Que la CGIL ait prévu une grève juste avant les vacances de Noël était dans l’air et c’est une tradition de la confédération de faire grève quand c’est trop tard, c’est-à-dire une fois que le coup est parti. La grève d’une demi-journée contre le Jobs Act, proclamée neuf jours après que la misérable contre-réforme de Renzi eût été adoptée, avait provoqué un tollé. En 2014 aussi, c’était un 12 décembre.

De son côté, l’USB a toujours eu pour habitude d’appeler à la grève sans consulter les autres syndicats combatifs, se contentant de la galaxie d’organisations qui gravitent autour d’elle.
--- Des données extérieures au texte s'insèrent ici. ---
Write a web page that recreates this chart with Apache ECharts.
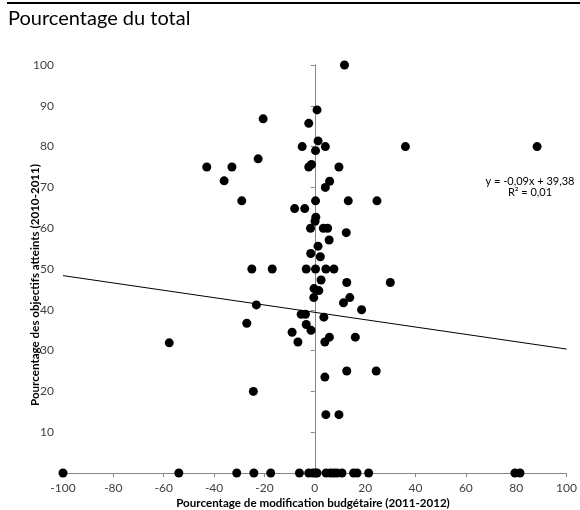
<!DOCTYPE html>
<html><head><meta charset="utf-8">
<script src="https://cdn.jsdelivr.net/npm/echarts@6/dist/echarts.min.js"></script>
<style>html,body{margin:0;padding:0;background:#fff}#c{width:580px;height:510px}</style>
</head><body><div id="c"></div>
<script>
const titleText = "Pourcentage du total";
const xAxisName = "Pourcentage de modification budgétaire (2011-2012)";
const yAxisName = "Pourcentage des objectifs atteints (2010-2011)";
const eqLine1 = "y = -0,09x + 39,38";
const eqLine2 = "R² = 0,01";
const trendSlope = -0.09;
const trendIntercept = 39.38;
const trendRangeX = [-100, 100];

const xValues = [11.8,0.9,-20.5,-2.4,1.3,-5,4.2,0.3,-22.5,-2.4,-1.3,9.6,5.9,4.2,0.3,13.3,24.7,-8,-4,0.4,0.1,-1.7,3.4,5.1,12.5,5.7,1.3,-1.6,2.2,-25,-16.9,-3.4,0.3,4.4,7.6,2.5,12.7,30,-0.3,1.6,-0.4,13.9,11.4,-23.2,-27,-5.4,-3.7,3.6,18.6,-9,-3.4,-1.5,-6.7,4,5.8,16.1,4,12.7,24.4,-24.4,4.4,9.6,-42.9,-32.9,-36,-29,-57.8,88.3,36,
 -100,-54,-31,-24.2,-17.5,-6.1,-2.4,-0.8,0.3,0.9,4.5,6.2,7.5,8.8,10.8,15.4,16.8,21.4,79.5,81.5];
const yValues = [100,89,86.8,85.7,81.4,80,80,79,77,75,75.6,75,71.5,70,66.7,66.7,66.7,64.8,64.8,62.7,61.7,60,60,60,58.9,57.1,55.6,53.8,53,50,50,50,50,50,50,47.3,46.7,46.7,45.2,44.7,43,43,41.7,41.2,36.7,38.9,38.9,38.2,40,34.5,36.4,35,32.1,32.1,33.3,33.3,23.5,25,25,20,14.3,14.3,75,75,71.6,66.7,31.9,80,80,
 0,0,0,0,0,0,0,0,0,0,0,0,0,0,0,0,0,0,0,0];

const pts = xValues.map((x,i)=>[x,yValues[i]]);
const trend = trendRangeX.map(x=>[x, trendSlope*x + trendIntercept]);
const FONT = "Lato, 'Open Sans', sans-serif";
const chart = echarts.init(document.getElementById('c'));
chart.setOption({
  animation:false,
  grid:{left:63,right:12,top:65,bottom:37},
  xAxis:{type:'value',min:-100,max:100,interval:20,
    axisLine:{onZero:false,lineStyle:{color:'#868686'}},
    axisTick:{show:true,length:4,lineStyle:{color:'#868686'}},
    axisLabel:{color:'#404040',fontSize:12,fontFamily:FONT,margin:9},
    splitLine:{show:false}},
  yAxis:{type:'value',min:0,max:100,interval:10,
    axisLine:{show:true,onZero:true,lineStyle:{color:'#868686'}},
    axisTick:{show:true,length:4,lineStyle:{color:'#868686'}},
    axisLabel:{color:'#404040',fontSize:12,fontFamily:FONT,margin:9,
      formatter:v=>v===0?'':String(v)},
    splitLine:{show:false}},
  series:[
    {type:'line',data:trend,symbol:'none',lineStyle:{color:'#000',width:1},silent:true,z:1},
    {type:'scatter',data:pts,symbol:'circle',symbolSize:9,itemStyle:{color:'#000',opacity:1},clip:false,z:3}
  ],
  graphic:[
    {type:'rect',shape:{x:7,y:2,width:573,height:2},style:{fill:'#000'}},
    {type:'text',left:8,top:9,style:{text:titleText,fontSize:20,fontFamily:FONT,fill:'#000'}},
    {type:'text',x:313,y:503,style:{text:xAxisName,fontSize:11.6,fontWeight:'bold',fontFamily:FONT,fill:'#000',align:'center',verticalAlign:'middle'}},
    {type:'text',x:35,y:285,rotation:Math.PI/2,style:{text:yAxisName,fontSize:11.6,fontWeight:'bold',fontFamily:FONT,fill:'#000',align:'center',verticalAlign:'middle'}},
    {type:'text',x:530,y:181,style:{text:eqLine1,fontSize:11,fontFamily:FONT,fill:'#000',align:'center',verticalAlign:'middle'}},
    {type:'text',x:530,y:192,style:{text:eqLine2,fontSize:11,fontFamily:FONT,fill:'#000',align:'center',verticalAlign:'middle'}}
  ]
});
</script></body></html>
Il en a été de même cette fois-ci pour l’appel du 28-29 novembre (grève le vendredi, manifestation à Rome le samedi) annoncé lors de l’assemblée nationale de Potere al popolo du 25 octobre.

Pourtant, dans les grèves de septembre-octobre, la demande d’unité et de radicalité était claire.

Aujourd’hui, certaines voix tentent de reprendre cette exigence :

« Hier, lors du comité directeur national de la CGIL, j’ai présenté, avec d’autres, un document alternatif à celui de la majorité qui a décidé de la grève du 12 décembre », déclare Eliana Como, porte-parole de la tendance minoritaire Corso Italia, qui déclare « bien évidemment » soutenir la nécessité de faire grève, mais estime que « le 12 décembre, il est trop tard pour chercher à influer réellement sur la loi de finances. Cela risque d’être une grève purement symbolique ».

« Nous aurions dû essayer de converger avec le mouvement – poursuit Eliana Como – et associer nos revendications à celles en faveur de la Palestine. Nous aurions pu décider de faire grève le 14 novembre avec les étudiants et les étudiantes. Maintenant, bien sûr, le 14 serait trop tard. Mais nous aurions pu décider de faire grève le 28 novembre ».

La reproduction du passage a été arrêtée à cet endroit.